The judgment of sentence is reversed and case remanded.[8]

DiSALLE, J., did not participate in the consideration or decision of this case.


[1] On appeal, appellant is represented by different counsel, he therefore may raise the ineffectiveness issue. Post-trial motions were filed as to the other issues. Because appellant did not brief these issues, the lower court judge summarily dismissed the motions and declined to write an opinion discussing them.

[2] Appellant raises a third issue; that he was denied his right to speedy trial. We perceive no prejudice to appellant as a result of the delay in the institution of proceedings and therefore conclude that the contention is without merit.

[3] The exception also applies to acts or physical evidence.

[4] In Commonwealth v. Nash, 457 Pa. 296, 324 A.2d 344 (1974), Justice O'Brien approved of the test enunciated in Hackett supra. Justice Roberts, in his concurring opinion criticized the test as unduly restrictive on admissibility. He did not however criticize the first guideline which holds that the declaration must exculpate the defendant from the crime for which he is charged. His approval of that portion of the test is more readily apparent from a reading of that text of his opinion wherein he contrasts Commonwealth v. Antonini, 165 Pa.Super. 501, 69 A.2d 436 (1949) with Commonwealth v. Nash. "Antonini can easily be distinguished because there the declaration, a suicide note by a decedent, was offered to inculpate the accused; and therefore its introduction would violate the confrontation clause." Nash, supra, 457 Pa. at 305, 324 A.2d at 348.

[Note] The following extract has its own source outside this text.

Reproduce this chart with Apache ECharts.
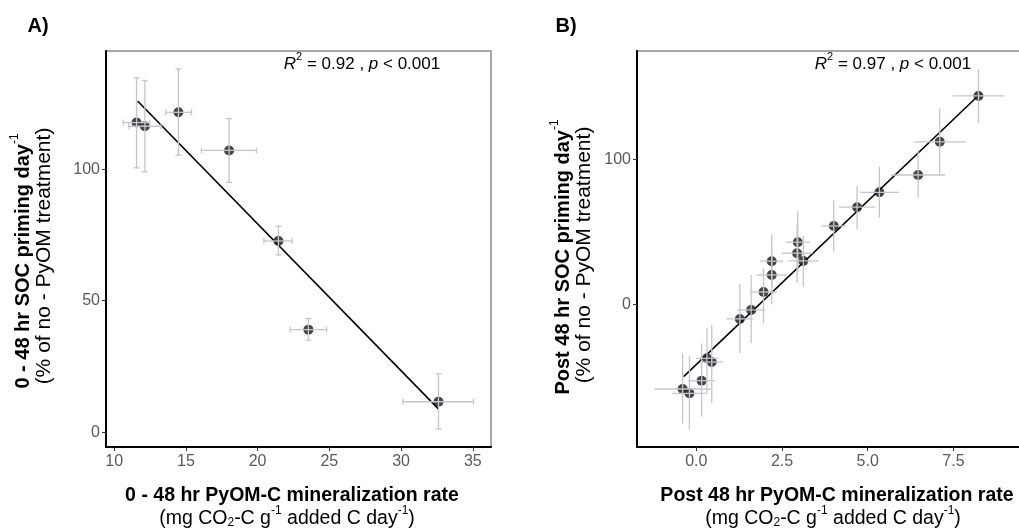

[5] See Bruton v. United States, 391 U.S. 123, 88 S. Ct. 1620, 20 L. Ed. 2d 476 (1968)

[6] In the context of a conspiracy, a declaration against penal interest is an admission by a co-conspirator sought to be introduced against the defendant. In order to be admissible, it must also be made during or in furtherance of the conspiracy.

[7] As stated in footnote 1, supra, the lower court judge did not write an opinion.

[8] This court relinquishes jurisdiction.